» Description of the task:
Lines containing the string "code" are to be counted; report the number and nothing more.

-------- Record excerpts --------

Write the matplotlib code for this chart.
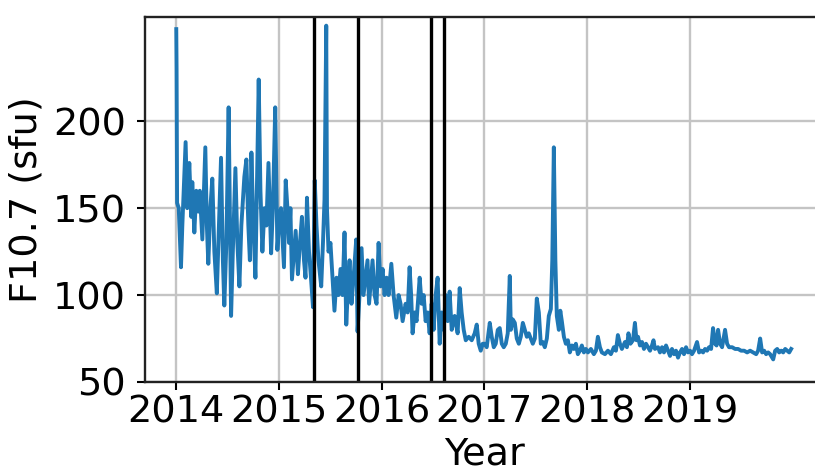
import numpy as np
import matplotlib
matplotlib.use("Agg")
import matplotlib.pyplot as plt

# F10.7 solar radio flux, decimal year vs flux (sfu)
frac_2014 = [0.000, 0.003, 0.008, 0.024, 0.046, 0.059, 0.091, 0.107, 0.127, 0.146,
             0.156, 0.176, 0.195, 0.215, 0.229, 0.254, 0.283, 0.298, 0.312, 0.332,
             0.351, 0.371, 0.395, 0.415, 0.436, 0.454, 0.468, 0.488, 0.510, 0.534,
             0.551, 0.576, 0.595, 0.615, 0.634, 0.663, 0.683, 0.702, 0.717, 0.732,
             0.751, 0.771, 0.803, 0.820, 0.839, 0.859, 0.878, 0.898, 0.924, 0.941,
             0.964, 0.985]
flux_2014 = [253, 230, 153, 150, 116, 140, 188, 150, 176, 145,
             165, 136, 160, 148, 160, 132, 185, 140, 118, 150,
             167, 125, 101, 140, 179, 120, 94, 130, 208, 88,
             125, 173, 130, 105, 140, 168, 178, 140, 120, 182,
             140, 110, 224, 160, 125, 150, 140, 176, 124, 150,
             208, 126]

frac_2015 = [0.005, 0.020, 0.049, 0.066, 0.083, 0.098, 0.112, 0.127, 0.163, 0.185,
             0.205, 0.224, 0.244, 0.259, 0.273, 0.293, 0.312, 0.332, 0.349, 0.366,
             0.385, 0.412, 0.429, 0.444, 0.461, 0.468, 0.483, 0.502, 0.522, 0.541,
             0.561, 0.580, 0.600, 0.619, 0.639, 0.656, 0.673, 0.688, 0.707, 0.727,
             0.753, 0.766, 0.785, 0.805, 0.824, 0.844, 0.863, 0.878, 0.898, 0.912,
             0.932, 0.951, 0.971, 0.990]
flux_2015 = [145, 150, 116, 166, 150, 130, 150, 109, 137, 112,
             130, 145, 120, 110, 156, 125, 110, 93, 166, 140,
             120, 105, 130, 155, 255, 150, 125, 130, 110, 91,
             110, 100, 115, 100, 136, 83, 105, 120, 95, 110,
             132, 79, 100, 127, 100, 110, 120, 95, 110, 120,
             100, 95, 130, 105]

frac_2016 = [0.010, 0.029, 0.049, 0.068, 0.095, 0.117, 0.143, 0.166, 0.185, 0.205,
             0.234, 0.254, 0.273, 0.288, 0.302, 0.322, 0.341, 0.371, 0.390, 0.410,
             0.429, 0.449, 0.468, 0.488, 0.507, 0.527, 0.546, 0.566, 0.585, 0.605,
             0.624, 0.644, 0.663, 0.683, 0.712, 0.741, 0.761, 0.780, 0.800, 0.820,
             0.849, 0.878, 0.907, 0.927, 0.946, 0.966, 0.985]
flux_2016 = [115, 100, 110, 100, 118, 100, 87, 100, 95, 85,
             95, 90, 116, 100, 78, 90, 85, 110, 95, 100,
             85, 90, 78, 95, 80, 100, 110, 72, 90, 80,
             100, 85, 102, 80, 88, 78, 104, 90, 80, 74,
             76, 74, 78, 83, 72, 68, 72]

frac_2017 = [0.005, 0.024, 0.054, 0.073, 0.093, 0.112, 0.132, 0.151, 0.171, 0.190,
             0.210, 0.229, 0.249, 0.259, 0.278, 0.298, 0.317, 0.337, 0.356, 0.376,
             0.395, 0.415, 0.434, 0.454, 0.473, 0.493, 0.512, 0.532, 0.551, 0.571,
             0.590, 0.610, 0.629, 0.649, 0.663, 0.678, 0.693, 0.707, 0.727, 0.741,
             0.756, 0.776, 0.795, 0.815, 0.834, 0.854, 0.873, 0.893, 0.912, 0.932,
             0.951, 0.971, 0.990]
flux_2017 = [72, 70, 84, 76, 70, 72, 80, 81, 72, 70,
             72, 78, 111, 80, 86, 84, 75, 72, 76, 84,
             80, 76, 78, 75, 72, 75, 98, 90, 72, 73,
             70, 75, 88, 92, 120, 185, 120, 88, 80, 91,
             85, 76, 72, 74, 67, 71, 69, 72, 66, 68,
             71, 67, 69]

frac_2018 = [0.010, 0.039, 0.068, 0.088, 0.107, 0.127, 0.146, 0.176, 0.205, 0.234,
             0.263, 0.283, 0.302, 0.322, 0.341, 0.371, 0.390, 0.405, 0.424, 0.449,
             0.468, 0.483, 0.498, 0.517, 0.537, 0.556, 0.576, 0.595, 0.615, 0.634,
             0.649, 0.663, 0.693, 0.712, 0.732, 0.751, 0.771, 0.790, 0.810, 0.829,
             0.849, 0.868, 0.888, 0.907, 0.927, 0.946, 0.966, 0.985]
flux_2018 = [67, 69, 66, 68, 76, 70, 67, 66, 68, 66,
             70, 68, 77, 72, 69, 73, 70, 78, 72, 74,
             84, 74, 76, 71, 73, 69, 72, 70, 68, 71,
             74, 69, 70, 67, 70, 67, 71, 68, 65, 69,
             66, 68, 64, 67, 69, 66, 70, 67]

frac_2019 = [0.005, 0.024, 0.044, 0.073, 0.093, 0.112, 0.132, 0.151, 0.171, 0.190,
             0.210, 0.229, 0.249, 0.263, 0.278, 0.298, 0.317, 0.346, 0.366, 0.385,
             0.415, 0.444, 0.473, 0.502, 0.532, 0.561, 0.590, 0.620, 0.649, 0.668,
             0.688, 0.707, 0.727, 0.746, 0.766, 0.785, 0.805, 0.815, 0.834, 0.854,
             0.873, 0.893, 0.912, 0.932, 0.951, 0.971, 0.990]
flux_2019 = [68, 66, 68, 73, 67, 68, 67, 69, 68, 70,
             69, 81, 72, 71, 80, 72, 70, 80, 72, 70,
             70, 69, 69, 68, 68, 67, 68, 67, 66, 68,
             75, 67, 68, 66, 67, 66, 64, 63, 68, 69,
             67, 68, 67, 69, 68, 67, 69]

# event markers (decimal year)
event_years = [2015.337, 2015.766, 2016.478, 2016.605]
year_ticks = [2014, 2015, 2016, 2017, 2018, 2019]

years = []
flux = []
for base, fr, fl in [(2014, frac_2014, flux_2014), (2015, frac_2015, flux_2015),
                     (2016, frac_2016, flux_2016), (2017, frac_2017, flux_2017),
                     (2018, frac_2018, flux_2018), (2019, frac_2019, flux_2019)]:
    years += [base + f for f in fr]
    flux += fl
years = np.array(years)
flux = np.array(flux)

fig = plt.figure(figsize=(8.15, 4.71), dpi=100)
ax = fig.add_axes([0.1785, 0.189, 0.8313, 0.775])

ax.plot(years, flux, color="#1f77b4", linewidth=2.8)
for ev in event_years:
    ax.axvline(ev, color="black", linewidth=2.4)

ax.set_xlim(2013.7, 2020.3)
ax.set_ylim(50, 260)
ax.set_xticks(year_ticks)
ax.set_xticklabels([str(y) for y in year_ticks])
ax.set_yticks([50, 100, 150, 200])
ax.grid(True, color="#c4c4c4", linewidth=1.7)
ax.set_axisbelow(True)

for sp in ax.spines.values():
    sp.set_linewidth(1.7)
    sp.set_color("#222222")
ax.tick_params(axis="both", labelsize=27.5, width=1.5, length=6, pad=3)
ax.tick_params(axis="y", pad=8)
ax.set_xlabel("Year", fontsize=27.5, labelpad=4)
ax.set_ylabel("F10.7 (sfu)", fontsize=27.5, labelpad=6)

fig.savefig("out.png", dpi=100)
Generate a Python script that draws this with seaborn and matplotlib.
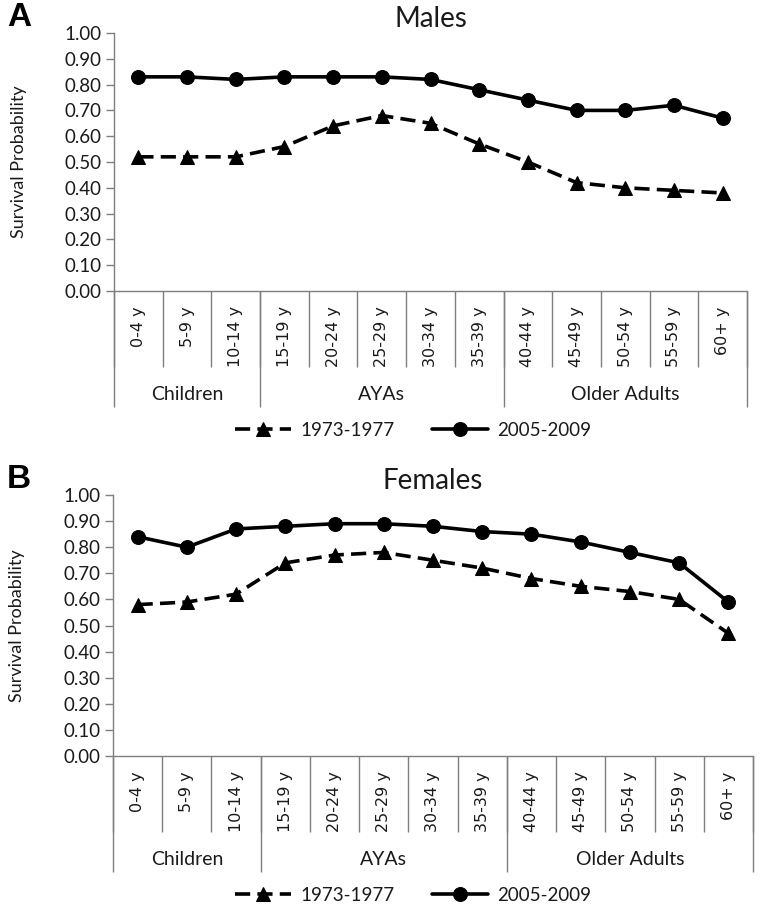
import numpy as np
import pandas as pd
import matplotlib
matplotlib.use("Agg")
import matplotlib.pyplot as plt
import seaborn as sns

sns.set_style("ticks")
plt.rcParams['font.family'] = ['Lato', 'DejaVu Sans']

age_groups = ["0-4 y", "5-9 y", "10-14 y", "15-19 y", "20-24 y", "25-29 y",
              "30-34 y", "35-39 y", "40-44 y", "45-49 y", "50-54 y",
              "55-59 y", "60+ y"]
life_stages = ["Children", "AYAs", "Older Adults"]
stage_sizes = [3, 5, 5]
periods = ["1973-1977", "2005-2009"]

males_1973 = [0.52, 0.52, 0.52, 0.56, 0.64, 0.68, 0.65, 0.57, 0.50, 0.42, 0.40, 0.39, 0.38]
males_2005 = [0.83, 0.83, 0.82, 0.83, 0.83, 0.83, 0.82, 0.78, 0.74, 0.70, 0.70, 0.72, 0.67]
females_1973 = [0.58, 0.59, 0.62, 0.74, 0.77, 0.78, 0.75, 0.72, 0.68, 0.65, 0.63, 0.60, 0.47]
females_2005 = [0.84, 0.80, 0.87, 0.88, 0.89, 0.89, 0.88, 0.86, 0.85, 0.82, 0.78, 0.74, 0.59]

W, H = 760, 905
grey = "#7f7f7f"
txt = "#1a1a1a"

fig = plt.figure(figsize=(W / 100, H / 100), dpi=100)
# axes boxes in pixels: left, top, right, bottom
boxes = [(114, 33, 747, 291), (113, 495, 753, 756)]
panels = [("A", "Males", males_1973, males_2005),
          ("B", "Females", females_1973, females_2005)]


def px_frac(ax, px):
    return px / (H * ax.get_position().height)


for (left, top, right, bottom), (letter, title, v1973, v2005) in zip(boxes, panels):
    ax = fig.add_axes([left / W, 1 - bottom / H, (right - left) / W, (bottom - top) / H])
    df = pd.DataFrame({"Age": age_groups * 2,
                       "Period": np.repeat(periods, len(age_groups)),
                       "Survival": v1973 + v2005})
    sns.lineplot(data=df, x="Age", y="Survival", style="Period",
                 style_order=periods,
                 markers={"1973-1977": "^", "2005-2009": "o"},
                 dashes={"1973-1977": (4.2, 2.0), "2005-2009": ""},
                 color="black", linewidth=2.6, markersize=10,
                 markeredgecolor="black", sort=False, legend=False, ax=ax)

    ax.set_xlim(-0.5, len(age_groups) - 0.5)
    ax.set_ylim(0, 1)
    ax.set_yticks(np.arange(0, 1.01, 0.1))
    ax.set_yticklabels([f"{v:.2f}" for v in np.arange(0, 1.01, 0.1)],
                       fontsize=13.5, color=txt)
    ax.set_xticks(range(len(age_groups)))
    ax.set_xticklabels(age_groups, rotation=90, fontsize=11.5,
                       family="DejaVu Sans", color=txt)
    ax.tick_params(axis="x", length=0, pad=11)
    ax.tick_params(axis="y", length=6, width=1, color=grey, pad=3)
    ax.set_xlabel("")
    ax.set_ylabel("Survival Probability", fontsize=13, color=txt)
    ax.yaxis.set_label_coords(-0.138, 0.5)
    ax.set_title(title, fontsize=20, color=txt, pad=4)
    sns.despine(ax=ax)
    for s in ["left", "bottom"]:
        ax.spines[s].set_color(grey)
        ax.spines[s].set_linewidth(1.0)

    # category dividers below the axis
    trans = ax.get_xaxis_transform()
    bounds = np.arange(len(age_groups) + 1) - 0.5
    ax.vlines(bounds, -px_frac(ax, 76), 0, transform=trans, clip_on=False,
              color=grey, lw=1.0)
    edges = np.concatenate([[0], np.cumsum(stage_sizes)]) - 0.5
    ax.vlines(edges, -px_frac(ax, 116), 0, transform=trans, clip_on=False,
              color=grey, lw=1.0)
    for name, a, b in zip(life_stages, edges[:-1], edges[1:]):
        ax.text((a + b) / 2, -px_frac(ax, 103), name, transform=trans,
                ha="center", va="center", fontsize=14, color=txt)

    fig.legend(handles=ax.lines[:2], labels=periods, loc="center",
               bbox_to_anchor=(413 / W, 1 - (bottom + 139) / H), ncol=2,
               frameon=False, fontsize=13.5, handlelength=3.0,
               handletextpad=0.5, columnspacing=2.0, labelcolor=txt)

    fig.text(7 / W, 1 - (top - 31) / H, letter, fontsize=24, weight="bold",
             family="Liberation Sans", ha="left", va="top", color="black")

fig.savefig("out.png", dpi=100)
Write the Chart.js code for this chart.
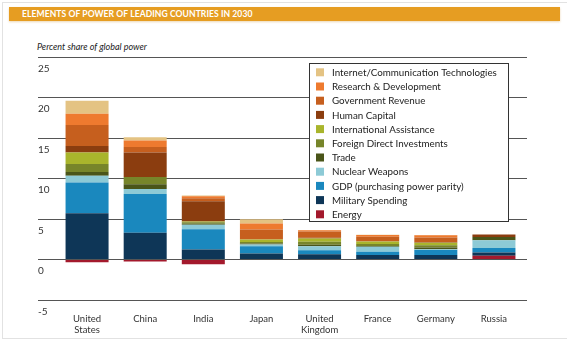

--------

» Final result:
2